Our values as a society have been shaken to the core and we must promptly re-evaluate the relevance of our present laws, morals and living philosophy. The spate of wanton destruction of lives is the epitome of our callousness in how cheap a price we attach to life. It’s no rocket science to see the need to going back to the basics of civilized living. Interest groups will predictably and shamelessly bandy high-sounding clichés to explain our predicament. Nothing could be further from the truth, behind their lofty slogans lurks unadulterated selfishness principally tailored to protect their turf to remain relevant for donor funding. Granted, they shout out very valid and sound arguments albeit subjective.
Our country is on fire as a result of living in a serial state of denial for perishable political goals. The obscene gap between the haves and the have-nots has erased any trace of pretence in living the cherished communal lives as Africans. We must see the forest for the trees and stop blaming our shadows and enemies from without fro our own shortsightedness. A total and honest rehabilitation of our egos and values is not negotiable.
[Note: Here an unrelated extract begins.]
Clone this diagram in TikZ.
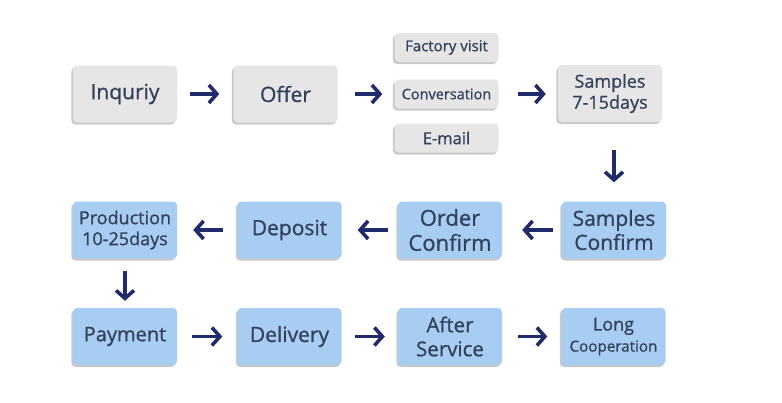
\documentclass[tikz,border=0pt]{standalone}
\usepackage{fontspec}
\setmainfont{Open Sans}[FakeBold=0.9]
\usetikzlibrary{arrows.meta,shadows}
\definecolor{boxgrey}{HTML}{E6E6E6}
\definecolor{boxblue}{HTML}{A8CDF3}
\definecolor{txt}{HTML}{33405E}
\definecolor{arrc}{HTML}{1F2B6B}
\tikzset{
  card/.style={rounded corners=4pt, minimum width=104pt, minimum height=57pt, inner sep=0pt,
    align=center, text=txt,
    drop shadow={shadow xshift=-1.6pt, shadow yshift=-2pt, opacity=0.35, fill=black!60}},
  greycard/.style={card, fill=boxgrey},
  bluecard/.style={card, fill=boxblue},
  smallcard/.style={greycard, minimum height=29pt},
  arr/.style={draw=arrc, line width=3.6pt, -{Straight Barb[length=8pt,width=18pt]}},
  fs/.style={font=\fontsize{#1}{#1*1.15}\selectfont}
}
\begin{document}
\begin{tikzpicture}[x=1pt,y=-1pt]
\useasboundingbox[fill=white] (0,0) rectangle (782,402);
% row 1
\node[greycard,font=\fontsize{21}{24}\selectfont] (inq) at (125,94) {Inquriy};
\node[greycard,font=\fontsize{21}{24}\selectfont] (off) at (285.5,94) {Offer};
\node[smallcard,font=\fontsize{15}{17}\selectfont] (fac) at (446.5,47.5) {Factory visit};
\node[smallcard,font=\fontsize{14.5}{17}\selectfont] (conv) at (446.5,94) {Conversation};
\node[smallcard,font=\fontsize{16.5}{18}\selectfont] (mail) at (446.5,138) {E-mail};
\node[greycard,font=\fontsize{18}{21}\selectfont] (samp) at (610,93.5) {Samples\\7-15days};
% row 2
\node[bluecard,font=\fontsize{18}{21}\selectfont] (prod) at (125,230) {Production\\10-25days};
\node[bluecard,font=\fontsize{21}{24}\selectfont] (dep) at (289.5,230) {Deposit};
\node[bluecard,font=\fontsize{22}{25}\selectfont] (ord) at (450,230) {Order\\Confirm};
\node[bluecard,font=\fontsize{21}{24}\selectfont] (sconf) at (614,230) {Samples\\Confirm};
% row 3
\node[bluecard,font=\fontsize{20}{23}\selectfont] (pay) at (125,336.5) {Payment};
\node[bluecard,font=\fontsize{21}{24}\selectfont] (del) at (289.5,336.5) {Delivery};
\node[bluecard,font=\fontsize{20.5}{24}\selectfont] (aft) at (450,336.5) {After\\Service};
\node[bluecard,font=\fontsize{18}{21}\selectfont] (long) at (613.5,336.5) {Long\\{\fontsize{15.2}{17}\selectfont Cooperation}};
% arrows
\draw[arr, shorten <=13pt, shorten >=14pt] (inq) -- (off);
\draw[arr, shorten <=17pt, shorten >=12pt] (off) -- (conv);
\draw[arr, shorten <=19pt, shorten >=12pt] (conv) -- (samp.west |- conv);
\draw[arr, shorten <=28pt, shorten >=19pt] (samp.south -| sconf) -- (sconf.north);
\draw[arr, shorten <=9pt, shorten >=20pt] (sconf) -- (ord);
\draw[arr, shorten <=10pt, shorten >=16pt] (ord) -- (dep);
\draw[arr, shorten <=14pt, shorten >=16pt] (dep) -- (prod);
\draw[arr, shorten <=12pt, shorten >=7pt] (prod) -- (pay);
\draw[arr, shorten <=15pt, shorten >=15pt] (pay) -- (del);
\draw[arr, shorten <=13pt, shorten >=13pt] (del) -- (aft);
\draw[arr, shorten <=16pt, shorten >=14pt] (aft) -- (long);
\end{tikzpicture}
\end{document}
Life must be respected for the sacred entity it is and nobody has any authority of play God in taking it away, ex-judicial or otherwise. When the police shoot suspects in cold blood they are simply committing murder which is inexcusable and unforgivable. The law is not naive to grant them the power to immobilize and interrogate such suspects. By killing them, the law enforces are unwittingly killing the evidence and intelligence they desperately need to plan and maintain the country’s security. Unless the police force are inviting us to entertain the rumour that they are merely eliminating their accomplices in crime for fear of being exposed.
Resorting to archaic Hammurabi’s law of an eye for an eye is cheap philosophy that only succeeds in making the whole world blind. Extra-judicial deaths are simplistic and defeat both our legal and moral fibres. Its incumbent upon all of us have an honest re-examinations of ourselves and engage meaningful intellectual discourses devoid of cheap emotions which will only succeed in destroying lives and breaking families. It’s simple, you can’t rehabilitate the dead and two wrongs never made a right
We don’t have the head to merely separate our ears but the gray matter is what makes us different from the inhabitants of the jungle. Unprofessional bravado and chest thumbing from the police makes them no different from the insensitive thugs they hunt. Their beastly actions on TV during prime time news makes one wonder whether any of our kids can contemplate ever being a policeman unless they want to play uninteresting inferior versions of Hollywood thrillers. The police commissioner had done well by rallying Kenyans against the most wanted criminals. But the uncivilized ending eroded the goodwill. Even Lucifer on his knees does not deserve a bullet in his head unless we are comfortable with the nasty scenes of innocent kids watching live movies on the streets and in the estates.
You don’t have to be religious to appreciate the value of life or detest destruction of any of its components . Every Kenyan must teach, understand, respect and practice the cardinal values that define as a society lest history judges us harshly for having laid foundation for the culture to the future generation. Unless we do this and fast, then we are inadvertently busy cutting deals with the devil to undermine God’s singular gift to humankind, life.